Later there are reports that the parliamentary canteen ran out of bread for hungry MPs unable to leave the building. The police were sent out on a bread errand. The crowd wryly note that MPs bitterly complaining after going short of bread for one day, are at work on depriving Catalunya of its future daily bread indefinitely.

The backlash in the media was fairly brutal with some MPs comparing the protestors to fascists and anti-democrats, in a deliberate assault on the emotional weak spot of the Spanish population after nearly forty years of Franco’s dictatorship. The media backlash largely went unheeded however, and on June 19, a march was held as a follow up action, - the biggest march, some said, ever seen on Catalan pavements. It is interesting that everyone I’ve spoken to about this march has stressed that they saw almost no flags allied to political parties, ideologies or even trade unions. People came out on their own: representing themselves. The route of this march ended up outside Parliament again - making its point repeatedly until the message was heard.

Since then, neighbourhood organisations have sprung up in every barri to discuss, debate and plan for the future. In these forums it remains the case that everyone listens and is listened to – there is no leader, no hierarchy. This is something new – a novel form of political organisation. It is quietly exciting and even though it is not enough to splash ink on the front pages of newspapers, it is the whisper of a new world beginning to take place. It is not enough to have large dramatic statements such as the occupation of squares across Spain. It is time now to create smaller, tightly-linked and strong networks of neighbours, friends, acquaintances and work colleagues building barris, communities, societies that might eventually be able to come together with the rest of the country, other countries, to shape a world which rejects the neoliberal formations of today.

It is in this context of community solidarity that this time last week Veronica and Eliseo were supported by a group of around 100 during the eviction from their home in a brutal ‘desahucio’. It was the first eviction in Catalunya to be carried out by the anti-riot police (before this ‘normal’ guàrdia urbana police were sent in) which reflects the resistance that is building against the weekly evictions of families who cannot pay their rent. We gathered at 8.30 in the morning to try and help Veronica and Eliseo to keep the home that they had maintained for 26 years on an “old rent” contract which when signed in 1985 meant it would never change. Under new legislation, the landlord could get away with doubling the rent from €200 to €400 – a sum that this family could not pay. We shouted the old Republican chant from the Spanish Civil War of “No pasarán! – they shall not pass. But in the end, with ten police vans and fifty mossos d’Esquadra, they did pass. After the police had dislodged, beat and bruised those who had gathered in solidarity to block the front door of the building, they managed to gain entrance to Veronica and Eliseo’s flat and sent them to the street with their three young children.

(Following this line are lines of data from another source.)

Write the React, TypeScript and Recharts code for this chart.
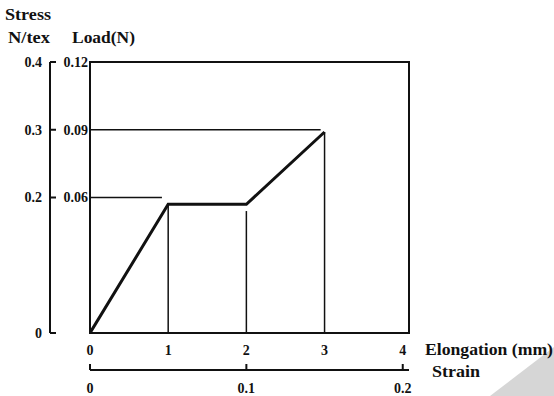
import { ComposedChart, Line, XAxis, YAxis, ReferenceLine, ReferenceArea } from 'recharts';

// curve points
const elongation = [0, 1, 2, 3];
const load = [0, 0.057, 0.057, 0.089];

const elongationTicks = [0, 1, 2, 3, 4];
const strainTicks = [0, 0.1, 0.2];
const loadTicks = [0.06, 0.09, 0.12];
const stressTicks = [0, 0.2, 0.3, 0.4];

const elongationMax = 4.08;
const strainMax = 0.204;
const loadMax = 0.12;
const stressMax = 0.4;

// drop lines: [x1, y1, x2, y2]
const guides = [
  [0, 0.09, 2.95, 0.09],
  [0, 0.06, 0.92, 0.06],
  [1, 0.057, 1, 0],
  [2, 0.054, 2, 0],
  [3, 0.089, 3, 0],
];

const data = elongation.map((e, i) => ({ e, load: load[i] }));

const ink = '#111';
const serif = '"Liberation Serif", "Times New Roman", serif';
const tickFont = { fontFamily: serif, fontSize: 14, fontWeight: 'bold', fill: ink };

const title = (text: string, dx: number, dy: number, len?: number) =>
  ({ viewBox }: any) => (
    <text
      x={viewBox.x + dx}
      y={viewBox.y + dy}
      fontFamily={serif}
      fontSize={16}
      fontWeight="bold"
      fill={ink}
      textLength={len}
      lengthAdjust="spacingAndGlyphs"
    >
      {text}
    </text>
  );

export default function App() {
  return (
    <div style={{ position: 'absolute', left: 0, top: 0, width: 554, height: 396, background: '#fff' }}>
      <div
        style={{
          position: 'absolute',
          inset: 0,
          background: '#d6d6d6',
          clipPath: 'polygon(490px 396px, 554px 347px, 554px 396px)',
        }}
      />
      <div style={{ position: 'absolute', left: 0, top: 0 }}>
        <ComposedChart width={554} height={396} data={data} margin={{ top: 62, right: 145, bottom: 0, left: 0 }}>
          <XAxis
            xAxisId="elong"
            dataKey="e"
            type="number"
            domain={[0, elongationMax]}
            allowDataOverflow
            ticks={elongationTicks}
            axisLine={false}
            tickLine={false}
            tickSize={0}
            tickMargin={12}
            height={37}
            tick={tickFont}
            label={title('Elongation (mm)', 335, 22, 128)}
          />
          <XAxis
            xAxisId="strain"
            dataKey="e"
            type="number"
            domain={[0, strainMax]}
            allowDataOverflow
            ticks={strainTicks}
            interval={0}
            axisLine={{ stroke: ink, strokeWidth: 2 }}
            tickLine={{ stroke: ink, strokeWidth: 2 }}
            tickSize={-6}
            tickMargin={19}
            height={26}
            tick={tickFont}
            label={title('Strain', 342, 7, 48)}
          />
          <YAxis
            yAxisId="load"
            type="number"
            domain={[0, loadMax]}
            allowDataOverflow
            ticks={loadTicks}
            interval={0}
            axisLine={false}
            tickLine={false}
            tickSize={0}
            tickMargin={2}
            width={40}
            tick={tickFont}
            label={title('Load(N)', 22, -19, 63)}
          />
          <YAxis
            yAxisId="stress"
            type="number"
            domain={[0, stressMax]}
            allowDataOverflow
            ticks={stressTicks}
            interval={0}
            axisLine={{ stroke: ink, strokeWidth: 2 }}
            tickLine={{ stroke: ink, strokeWidth: 2 }}
            tickSize={-6}
            tickMargin={14}
            width={50}
            tick={tickFont}
            label={(p: any) => (
              <g>
                {title('Stress', 5, -42, 46)(p)}
                {title('N/tex', 8, -19, 42)(p)}
              </g>
            )}
          />
          <ReferenceArea
            xAxisId="elong"
            yAxisId="load"
            x1={0}
            x2={elongationMax}
            y1={0}
            y2={loadMax}
            fill="none"
            fillOpacity={0}
            stroke={ink}
            strokeWidth={2}
          />
          {guides.map(([x1, y1, x2, y2], i) => (
            <ReferenceLine
              key={i}
              xAxisId="elong"
              yAxisId="load"
              segment={[
                { x: x1, y: y1 },
                { x: x2, y: y2 },
              ]}
              stroke={ink}
              strokeWidth={1.5}
            />
          ))}
          <Line
            xAxisId="elong"
            yAxisId="load"
            type="linear"
            dataKey="load"
            stroke={ink}
            strokeWidth={3}
            dot={false}
            isAnimationActive={false}
          />
        </ComposedChart>
      </div>
    </div>
  );
}
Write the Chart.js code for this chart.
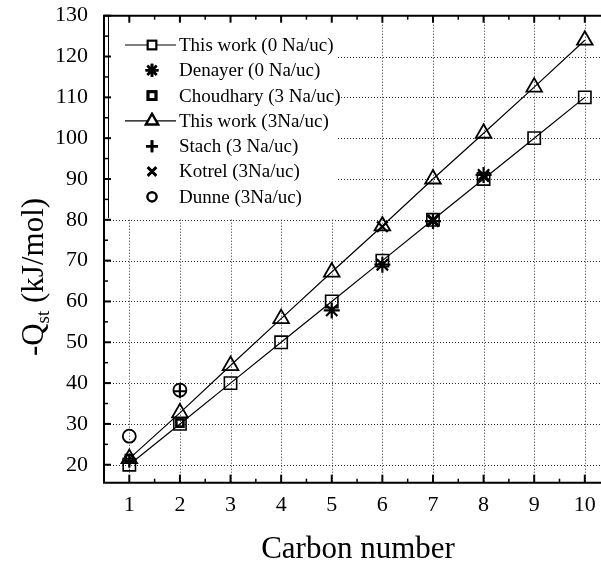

Although we lost this fight, there are countless others and Catalans and Spaniards are fighting back hard to resist these evictions, the cuts and the general rolling back of the state. Catalan friends of mine often repeat how there is no future left here; no jobs, or bad ones with bad pay that are still hard to come by. I had not heard the term “PIGS” before having lived in Catalunya but it refers to Portugal, Ireland, Greece and Spain – the only country that has not been bailed out, yet. It is used derogatorily by international bond analysts to describe the dire economic situations of these European countries. The Spanish economy is in danger of imitating Greece with its 35% rate of unemployment in the south and with the Spanish property bubble having burst so catastrophically. The cuts that are taking place in Spain are not happening in a vacuum – all over Europe any remnants of the social democratic dream are being stubbed out like embers underfoot – but it is important to resist in any and every way that we can.